Speaking of suburbs, notice how "vibrant" is never used to describe them? As if, by definition, life in the suburbs can have no vibrancy.

In Los Angeles, "vibrant" is often found in an article written (usually) by a white Westsider when referring to a (usually) nonwhite neighborhood that he or she is not afraid to visit in broad daylight or during a well-lit evening event to partake of some vibrant ethnic cuisine or vibrant ethnic cultural event. Every time I read it in such contexts, it smacks of condescension, of colonialism.

November 05, 2012  
Blogger Peter Rozovsky said...

I agree with you on vibrant. I also have never thought of the convention's neighborhood as "inner city," probably because of all the connotations that term has, which suggests preconceptions of my own.

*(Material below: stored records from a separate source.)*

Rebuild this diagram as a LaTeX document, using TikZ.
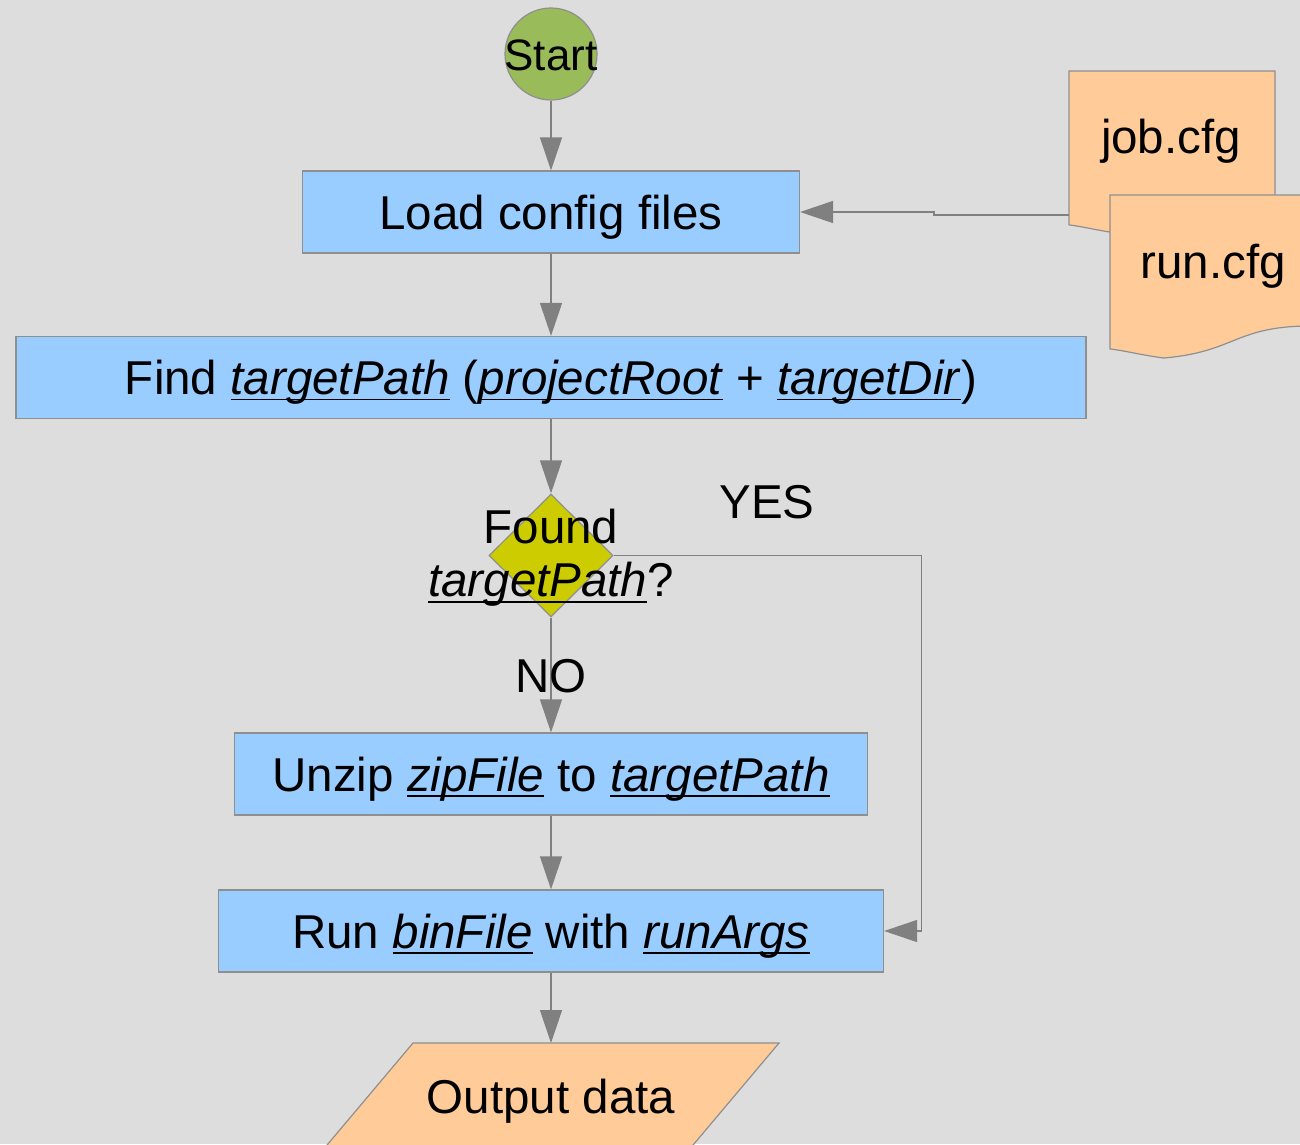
\documentclass[tikz,border=0pt]{standalone}
\usepackage{fontspec}
\setmainfont{Liberation Sans}
\usetikzlibrary{arrows.meta,shapes.geometric}
\newsavebox{\uvarbox}
\newcommand{\uvar}[1]{\sbox{\uvarbox}{\textit{#1}}\rlap{\rule[-0.125em]{\wd\uvarbox}{0.04em}}\usebox{\uvarbox}}
\newcommand{\bigfnt}{\fontsize{47.5}{53}\selectfont}

\begin{document}
\begin{tikzpicture}[x=1pt,y=-1pt,
  txt/.style={font=\bigfnt,inner sep=0pt,text height=43pt,text depth=9pt},
  proc/.style={txt,draw=brdgray,fill=boxblue,line width=1.2pt,minimum height=82pt},
  conn/.style={draw=arrgray,line width=1.3pt,-{Triangle[length=33pt,width=22pt]}},
  shp/.style={draw=brdgray,line width=1.2pt}]
\definecolor{bggray}{rgb}{0.867,0.867,0.867}
\definecolor{boxblue}{rgb}{0.6,0.8,1}
\definecolor{startgreen}{rgb}{0.6,0.733,0.349}
\definecolor{decyellow}{rgb}{0.8,0.8,0}
\definecolor{docorange}{rgb}{1,0.8,0.6}
\definecolor{brdgray}{rgb}{0.56,0.56,0.56}
\definecolor{arrgray}{rgb}{0.5,0.5,0.5}
\useasboundingbox (0,0) rectangle (1300,1144);
\clip (0,0) rectangle (1300,1144);
\fill[bggray] (0,0) rectangle (1300,1144);
% config files
\fill[docorange,shp] (1069,71) -- (1275,71) -- (1275,202) .. controls (1193.4,200.9) and (1196.3,227.8) .. (1122.6,234) .. controls (1096.2,230.3) and (1086.7,227.2) .. (1069,224.9) -- cycle;
\fill[docorange,shp] (1110,195) -- (1316,195) -- (1316,326) .. controls (1234.4,324.9) and (1237.3,351.8) .. (1163.6,358) .. controls (1137.2,354.3) and (1127.7,351.2) .. (1110,348.9) -- cycle;
\node[txt] (job) at (1171,136) {job.cfg};
\node[txt] (run) at (1213,261) {run.cfg};
\coordinate (jobin) at (1069,215);
% flow
\node[circle,draw=brdgray,fill=startgreen,line width=1.2pt,minimum size=92pt,inner sep=0pt] (start) at (551,54) {};
\node[font=\fontsize{44}{50}\selectfont,inner sep=0pt,text height=40pt,text depth=8pt] (starttxt) at (start) {Start};
\node[proc,minimum width=497pt] (load) at (551,212) {Load config files};
\node[proc,minimum width=1070pt] (find) at (551,377.5) {Find \uvar{targetPath} (\uvar{projectRoot} + \uvar{targetDir})};
\node[diamond,draw=brdgray,fill=decyellow,line width=1.2pt,minimum width=124pt,minimum height=123pt,inner sep=0pt] (dec) at (551,555.5) {};
\node[proc,minimum width=633pt] (unzip) at (551,774) {Unzip \uvar{zipFile} to \uvar{targetPath}};
\node[proc,minimum width=665pt] (runbin) at (551,931) {Run \uvar{binFile} with \uvar{runArgs}};
\fill[docorange,shp] (413,1043) -- (779,1043) -- (688,1151) -- (322,1151) -- cycle;
\node[txt] (out) at (551,1096) {Output data};
\coordinate (outtop) at (551,1043);
% connectors
\draw[conn] (start) -- (load);
\draw[conn] (jobin) -- ++(-135,0) |- (load.east);
\draw[conn] (load) -- (find);
\draw[conn] (find) -- (dec);
\draw[conn] (dec) -- (unzip);
\draw[conn] (dec.east) -- ++(308,0) |- (runbin.east);
\draw[conn] (unzip) -- (runbin);
\draw[conn] (runbin) -- (outtop);
\node[txt] (yes) at (767,501) {YES};
\node[txt] (no) at (551,675) {NO};
\node[font=\bigfnt,align=center,inner sep=0pt] (dectxt) at (551,558) {Found\\\uvar{targetPath}?};
\end{tikzpicture}
\end{document}
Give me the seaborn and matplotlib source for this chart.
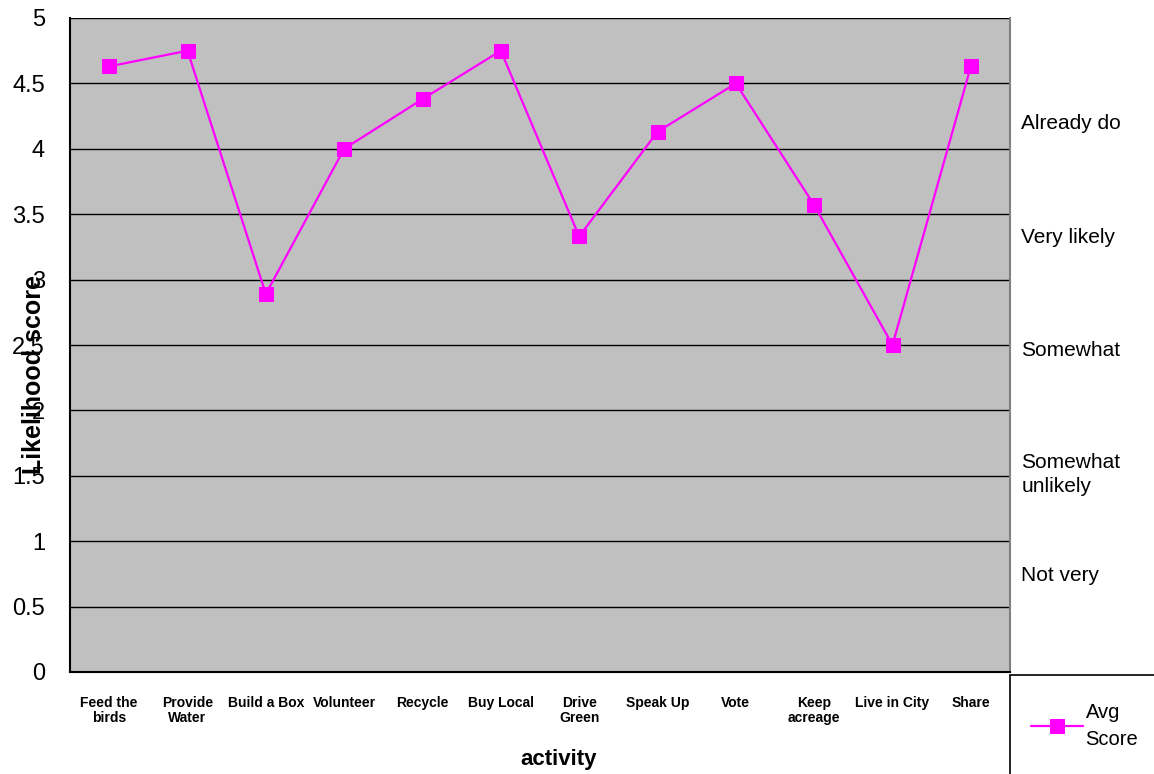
import numpy as np
import pandas as pd
import seaborn as sns
import matplotlib.pyplot as plt
from matplotlib.patches import Rectangle

# Chart data
activities = ["Feed the birds", "Provide Water", "Build a Box", "Volunteer", "Recycle",
              "Buy Local", "Drive Green", "Speak Up", "Vote", "Keep acreage",
              "Live in City", "Share"]
tick_labels = ["Feed the\nbirds", "Provide\nWater", "Build a Box", "Volunteer", "Recycle",
               "Buy Local", "Drive\nGreen", "Speak Up", "Vote", "Keep\nacreage",
               "Live in City", "Share"]
avg_score = [4.63, 4.75, 2.89, 4.0, 4.38, 4.75, 3.33, 4.13, 4.5, 3.57, 2.5, 4.63]

scale_labels = ["Already do", "Very likely", "Somewhat", "Somewhat\nunlikely", "Not very"]
scale_y = [4.19, 3.32, 2.46, 1.51, 0.74]

data = pd.DataFrame({"activity": activities, "Avg Score": avg_score})

sns.set_style("white")
plt.rcParams["font.family"] = ["Liberation Sans", "DejaVu Sans"]
plt.rcParams["text.color"] = "black"
plt.rcParams["xtick.color"] = "black"
plt.rcParams["ytick.color"] = "black"
plt.rcParams["axes.labelcolor"] = "black"

fig = plt.figure(figsize=(11.54, 7.74), dpi=100)
ax = fig.add_axes([70 / 1154, 1 - 672 / 774, 940 / 1154, 654 / 774])
ax.set_facecolor("#c0c0c0")

sns.lineplot(data=data, x="activity", y="Avg Score", sort=False, ax=ax,
             color="#ff00ff", linewidth=1.6, marker="s", markersize=10.5,
             markeredgecolor="#ff00ff", label="Avg\nScore")

ax.set_ylim(0, 5)
ax.set_xlim(-0.5, len(activities) - 0.5)
ax.set_yticks(np.arange(0, 5.01, 0.5))
ax.set_yticklabels(["0", "0.5", "1", "1.5", "2", "2.5", "3", "3.5", "4", "4.5", "5"])
ax.yaxis.grid(True, color="black", linewidth=1)
ax.set_axisbelow(True)

ax.set_xticks(range(len(activities)))
ax.set_xticklabels(tick_labels, fontsize=10, fontweight="bold", linespacing=1.15)
ax.set_xticks(np.arange(-0.5, len(activities), 1), minor=True)
ax.tick_params(axis="x", which="major", length=0, pad=17)
ax.tick_params(axis="x", which="minor", length=6, width=1.5, color="black", direction="out")
ax.tick_params(axis="y", length=7, width=1.5, color="black", direction="out", labelsize=17, pad=11)

for side in ["left", "bottom"]:
    ax.spines[side].set_color("black")
    ax.spines[side].set_linewidth(1.5)
ax.spines["right"].set_color("#808080")
ax.spines["right"].set_linewidth(1.5)
ax.spines["top"].set_visible(False)

ax.set_xlabel("activity", fontsize=16, fontweight="bold")
ax.xaxis.set_label_coords(0.52, -0.118)
ax.set_ylabel("Likelihood score", fontsize=18, fontweight="bold")
ax.yaxis.set_label_coords(-0.026, 0.455)

# scale descriptions on the right
for txt, yv in zip(scale_labels, scale_y):
    ax.text(1.012, yv, txt, transform=ax.get_yaxis_transform(), fontsize=15,
            va="center", ha="left", linespacing=1.3, clip_on=False)

# legend box in the lower right corner
fig.patches.append(Rectangle((1010 / 1154, -0.05), 0.2, 1 - 675 / 774 + 0.05,
                             transform=fig.transFigure, fill=False,
                             edgecolor="black", linewidth=1.2))
ax.legend(loc="center left", bbox_to_anchor=(1013 / 1154, 1 - 726 / 774),
          bbox_transform=fig.transFigure, frameon=False, fontsize=14.5,
          handlelength=2.6, handletextpad=0.1, labelspacing=0.2)
for t in ax.get_legend().get_texts():
    t.set_linespacing(1.5)

fig.savefig("out.png", dpi=100)
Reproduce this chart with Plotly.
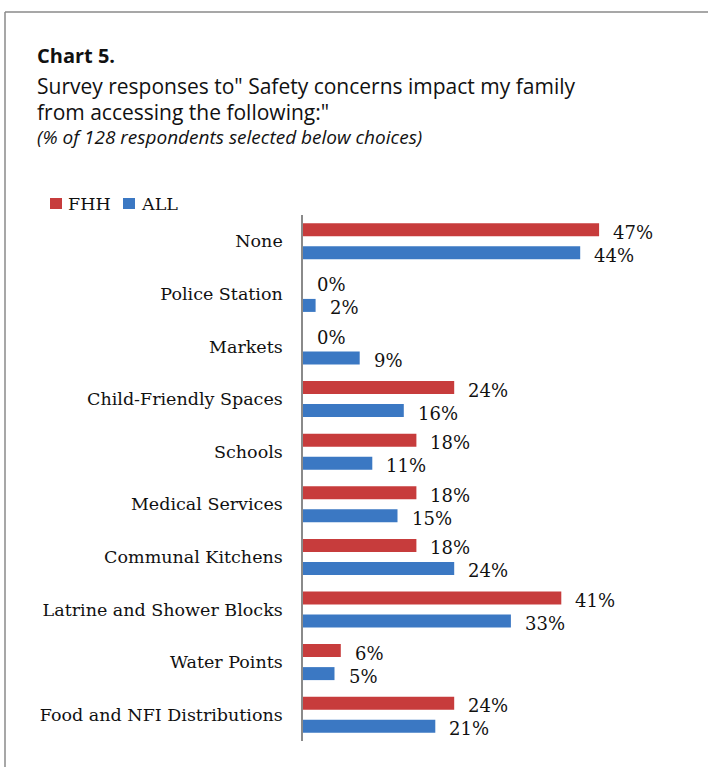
import plotly.graph_objects as go

# Survey data: share of respondents (%) per access point
categories = [
    "None",
    "Police Station",
    "Markets",
    "Child-Friendly Spaces",
    "Schools",
    "Medical Services",
    "Communal Kitchens",
    "Latrine and Shower Blocks",
    "Water Points",
    "Food and NFI Distributions",
]
fhh_values = [47, 0, 0, 24, 18, 18, 18, 41, 6, 24]
all_values = [44, 2, 9, 16, 11, 15, 24, 33, 5, 21]

series_names = ["FHH", "ALL"]
series_colors = ["#C73C3C", "#3B78C3"]

W, H = 708, 767
L, R, T, B = 303, 27, 215, 26
PW, PH = W - L - R, H - T - B


def px_x(px):
    return (px - L) / PW


def px_y(py):
    return (H - B - py) / PH


SERIF = "DejaVu Serif"
SANS = "Open Sans"
INK = "#111111"

fig = go.Figure()
for name, vals, color in zip(series_names, [fhh_values, all_values], series_colors):
    fig.add_trace(go.Bar(
        name=name,
        y=categories,
        x=vals,
        orientation="h",
        marker=dict(color=color, line=dict(width=0)),
        hoverinfo="x+y",
        showlegend=False,
    ))

# value labels next to each bar
annotations = []
for vals, shift in [(fhh_values, 9), (all_values, -14)]:
    for cat, v in zip(categories, vals):
        annotations.append(dict(
            x=v, y=cat, xref="x", yref="y",
            text=f"{v}%", showarrow=False,
            xanchor="left", yanchor="middle",
            xshift=12, yshift=shift,
            font=dict(family=SERIF, size=18, color=INK),
        ))

# title block
title_lines = [
    ("<b>Chart 5.</b>", 55, 20),
    ("Survey responses to\" Safety concerns impact my family", 86, 21),
    ("from accessing the following:\"", 112, 21),
    ("<i>(% of 128 respondents selected below choices)</i>", 137, 19),
]
for text, cy, size in title_lines:
    annotations.append(dict(
        x=px_x(35), y=px_y(cy), xref="paper", yref="paper",
        text=text, showarrow=False, xanchor="left", yanchor="middle",
        font=dict(family=SANS, size=size, color=INK),
    ))

shapes = []

# compact key above the bars: colour swatch followed by series name
key_swatch_left = [50, 123]
for name, color, x0 in zip(series_names, series_colors, key_swatch_left):
    shapes.append(dict(
        type="rect", xref="paper", yref="paper",
        x0=px_x(x0), x1=px_x(x0 + 12), y0=px_y(209), y1=px_y(198),
        fillcolor=color, line=dict(width=0),
    ))
    annotations.append(dict(
        x=px_x(x0 + 16), y=px_y(204), xref="paper", yref="paper",
        text=name, showarrow=False, xanchor="left", yanchor="middle",
        font=dict(family=SERIF, size=17.5, color=INK),
    ))

# frame around the chart
shapes += [
    dict(type="line", xref="paper", yref="paper",
         x0=px_x(5), x1=px_x(712), y0=px_y(12), y1=px_y(12),
         line=dict(color="#8a8a8a", width=1.5)),
    dict(type="line", xref="paper", yref="paper",
         x0=px_x(5), x1=px_x(5), y0=px_y(12), y1=px_y(770),
         line=dict(color="#8a8a8a", width=1.5)),
]

fig.update_layout(
    width=W, height=H,
    template="none",
    margin=dict(l=L, r=R, t=T, b=B, pad=0),
    paper_bgcolor="white", plot_bgcolor="white",
    barmode="group",
    bargap=0.125,
    bargroupgap=0.435,
    showlegend=False,
    xaxis=dict(
        range=[0, PW / 6.3],
        showgrid=False, zeroline=False, showticklabels=False,
        showline=False, ticks="", automargin=False,
    ),
    yaxis=dict(
        categoryorder="array", categoryarray=categories,
        range=[len(categories) - 0.5, -0.5],
        showgrid=False, zeroline=False,
        showline=True, linecolor="#8a8a8a", linewidth=1.5,
        ticks="", ticklabelstandoff=15,
        tickfont=dict(family=SERIF, size=17.5, color=INK),
        automargin=False,
    ),
    annotations=annotations,
    shapes=shapes,
)

fig.write_html("out.html")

Having said this, I'll cut Woods some slack. I don't know what part of the country he's from, but he's part of a panel on Southern noir (I've read a couple of his stories, and they're in the vein of those Peter Rabe and other old-time stories aboit people who run into sticky situations in hot climates), and he may be from somewhere where the physical and urban geography, and resulting terminology, are very different from what we coastal city dwellers are used to.

November 05, 2012  
Blogger Liam José said...

What a great series of little interviews. Has me very pumped about tonight!

November 08, 2012  
Blogger Peter Rozovsky said...

Noircon always produces lots of good stories. I may dig some up some Noircon flashback stories for posts in the next few days. See you in a few hours.